Tout d'abord, vous avez pris un ensemble de décisions portant atteinte aux outils d'accession à la propriété ; je pense à la suppression de l'APL accession en 2017 mais aussi à la réduction de la quotité du prêt à taux zéro – PTZ – dans les zones B et C. Quant au dispositif Pinel, nous attendons toujours vos propositions de modernisation, même si vous avez annoncé la pérennisation du PTZ et du dispositif Pinel en 2022. C'est une bonne nouvelle, mais il faut aller plus loin.

En ce qui concerne le logement social, la baisse du montant des APL et la réduction de loyer de solidarité, ou RLS, bien que tempérées par le pacte d'investissement, pèsent tout de même 1,3 milliard d'euros sur les finances des bailleurs sociaux. Quant à la décision du Gouvernement de s'attaquer de nouveau à la trésorerie d'Action logement par une nouvelle ponction de 1 milliard d'euros et peut-être ensuite une deuxième ponction, elle est également regrettable. En fin de compte, ce sont les capacités d'investissement des acteurs du logement social que vous attaquez.

Il serait temps que la construction neuve, occultée depuis 2017 et ignorée par le plan de relance, soit replacée au centre des politiques publiques, faute de quoi nous nous exposons à terme à une grave pénurie de logements et à une crise économique profonde du secteur. Le logement – nous pouvons en attester car nous avons également fait des erreurs en la matière sous la précédente législature – représente entre un et deux points de croissance au cours d'une législature. Ne pas relancer le logement aura des conséquences économiques dramatiques et globales.

C'est sur cette question cruciale que nous redoutons toujours une recrudescence des difficultés de paiement de loyers et une demande accrue de recours à l'hébergement.

Aussi je suis convaincu de la nécessité d'abonder le fonds de solidarité logement en conséquence, afin qu'il puisse faire face à une hausse importante des recours qui sera, nous en sommes convaincus, la conséquence de la crise du covid-19.

Je n'ai pas de critique particulière à adresser à votre politique de la ville. Les crédits sont là, ils sont reconduits ; la péréquation continue à un rythme que nous saluons, mais une absence nous inquiète : alors que le Président de la République a annoncé le mois dernier un grand plan de lutte contre le « séparatisme », et la présentation d'un projet de loi, ce projet de budget ne lui donne aucune traduction budgétaire.

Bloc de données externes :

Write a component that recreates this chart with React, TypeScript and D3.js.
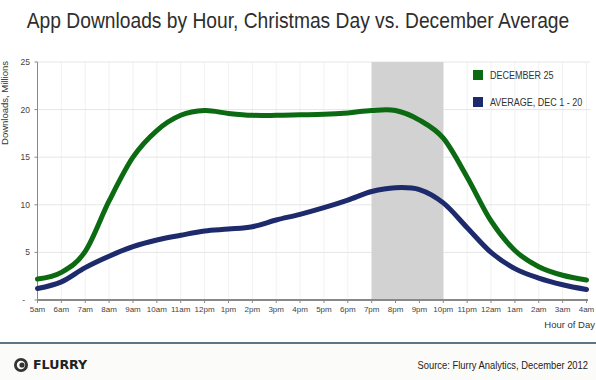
import React from "react";
import * as d3 from "d3";

const hours = ["5am","6am","7am","8am","9am","10am","11am","12pm","1pm","2pm","3pm","4pm","5pm","6pm","7pm","8pm","9pm","10pm","11pm","12am","1am","2am","3am","4am"];
const dec25 = [2.2,2.9,5.1,10.4,15.0,17.8,19.4,19.9,19.6,19.4,19.4,19.45,19.5,19.65,19.9,19.9,18.9,17.0,12.9,8.3,5.2,3.5,2.6,2.1];
const decAvg = [1.2,1.9,3.4,4.6,5.6,6.3,6.8,7.25,7.45,7.7,8.4,9.0,9.7,10.5,11.4,11.8,11.6,10.2,7.6,5.0,3.3,2.3,1.6,1.1];
const yTicks = [0,5,10,15,20,25];
const bandStart = "7pm";
const bandEnd = "10pm";
const seriesNames = ["DECEMBER 25","AVERAGE, DEC 1 - 20"];
const seriesColors = ["#0b6a12","#1d2a6b"];

export default function App() {
  const W = 596, H = 380;
  const x = d3.scalePoint<string>().domain(hours).range([37.5, 586.5]);
  const y = d3.scaleLinear().domain([0, 25]).range([300, 62]);
  const line = d3.line<number>()
    .x((_, i) => x(hours[i]) as number)
    .y((d) => y(d))
    .curve(d3.curveCatmullRom.alpha(0));
  const series = [dec25, decAvg];
  return (
    <svg width={W} height={H} style={{ position: "absolute", left: 0, top: 0, background: "#fff" }}
      fontFamily="'Liberation Sans', Arial, sans-serif">
      <g transform="translate(298,28) scale(0.874,1)">
        <text x={0} y={0} textAnchor="middle" fontSize={22} fill="#2e2e2e">
          App Downloads by Hour, Christmas Day vs. December Average
        </text>
      </g>
      {hours.map((h) => (
        <line key={"vg" + h} x1={x(h)} x2={x(h)} y1={y(25)} y2={y(0)} stroke="#f1f1f1" strokeWidth={1} />
      ))}
      {yTicks.filter((t) => t > 0).map((t) => (
        <line key={"hg" + t} x1={37.5} x2={590} y1={y(t)} y2={y(t)} stroke="#e6e6e6" strokeWidth={1} />
      ))}
      <rect x={x(bandStart)} y={y(25)} width={(x(bandEnd) as number) - (x(bandStart) as number)} height={y(0) - y(25)} fill="#d2d2d2" />
      <line x1={37.5} x2={37.5} y1={y(25)} y2={y(0)} stroke="#888" strokeWidth={1} />
      {yTicks.map((t) => (
        <g key={"yt" + t}>
          <line x1={34.5} x2={37.5} y1={y(t)} y2={y(t)} stroke="#888" />
          <text x={t === 0 ? 25 : 30} y={y(t) + 3} textAnchor="end" fontSize={8.5} fill="#444">
            {t === 0 ? "-" : t}
          </text>
        </g>
      ))}
      <line x1={37.5} x2={588} y1={y(0)} y2={y(0)} stroke="#888" strokeWidth={2} />
      {hours.map((h) => (
        <g key={"xt" + h}>
          <line x1={x(h)} x2={x(h)} y1={y(0)} y2={y(0) + 3} stroke="#888" />
          <text x={x(h)} y={312} textAnchor="middle" fontSize={8} fill="#444">{h}</text>
        </g>
      ))}
      {series.map((s, i) => (
        <path key={"s" + i} d={line(s) || ""} fill="none" stroke={seriesColors[i]} strokeWidth={5} strokeLinecap="round" strokeLinejoin="round" />
      ))}
      {seriesNames.map((n, i) => (
        <g key={"lg" + i}>
          <rect x={473} y={70 + i * 27} width={10} height={10} fill={seriesColors[i]} />
          <g transform={`translate(490,${79 + i * 27}) scale(0.9,1)`}>
            <text x={0} y={0} fontSize={10} fill="#333">{n}</text>
          </g>
        </g>
      ))}
      <text transform="translate(8,103) rotate(-90)" textAnchor="middle" fontSize={9.5} fill="#333">Downloads, Millions</text>
      <text x={595} y={328} textAnchor="end" fontSize={9.5} fill="#333">Hour of Day</text>
      <rect x={0} y={344} width={W} height={36} fill="#fbfbf9" />
      <line x1={0} x2={W} y1={343} y2={343} stroke="#5f7584" strokeWidth={2} />
      <circle cx={21} cy={365} r={7} fill="#333" />
      <circle cx={21} cy={365} r={4.2} fill="#fbfbf9" />
      <circle cx={22} cy={365} r={2.6} fill="#333" />
      <g transform="translate(33,369) scale(1.05,1)">
        <text x={0} y={0} fontSize={12} fontWeight="bold" fill="#222" fontFamily="'DejaVu Sans', sans-serif">FLURRY</text>
      </g>
      <g transform="translate(588,369) scale(0.853,1)">
        <text x={0} y={0} textAnchor="end" fontSize={11} fill="#222">Source: Flurry Analytics, December 2012</text>
      </g>
    </svg>
  );
}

Comment ce grand plan, dont nous avons tous salué l'annonce et qui est, l'actualité le montre, fondamental pour l'avenir de notre pays, sera-t-il financé ? Y aura-t-il des actions spécifiques ? Il n'y a rien à ce sujet dans ce projet de loi de finances.

Un dernier mot, enfin, sur l'aménagement du territoire. Je salue l'augmentation des crédits qui lui sont alloués. L'Agence nationale de la cohésion des territoires – ANCT – , par exemple, bénéficie d'une légère hausse de ses crédits mais la question se pose de savoir si son budget de 60 millions sera suffisant pour financer sa montée en puissance.

De même, les maisons France Services bénéficient de moyens renforcés – 28 millions d'euros de plus qu'en 2020, mais là encore on peut se demander si cela sera suffisant pour assurer le développement, que l'ensemble des acteurs locaux jugent nécessaire pour compenser la fermeture des services publics.

Le sort que le Gouvernement et la majorité réserveront à nos amendements, notamment à ceux de mon collègue Jean-Félix Acquaviva sur la Corse, déterminera notre vote sur ce budget.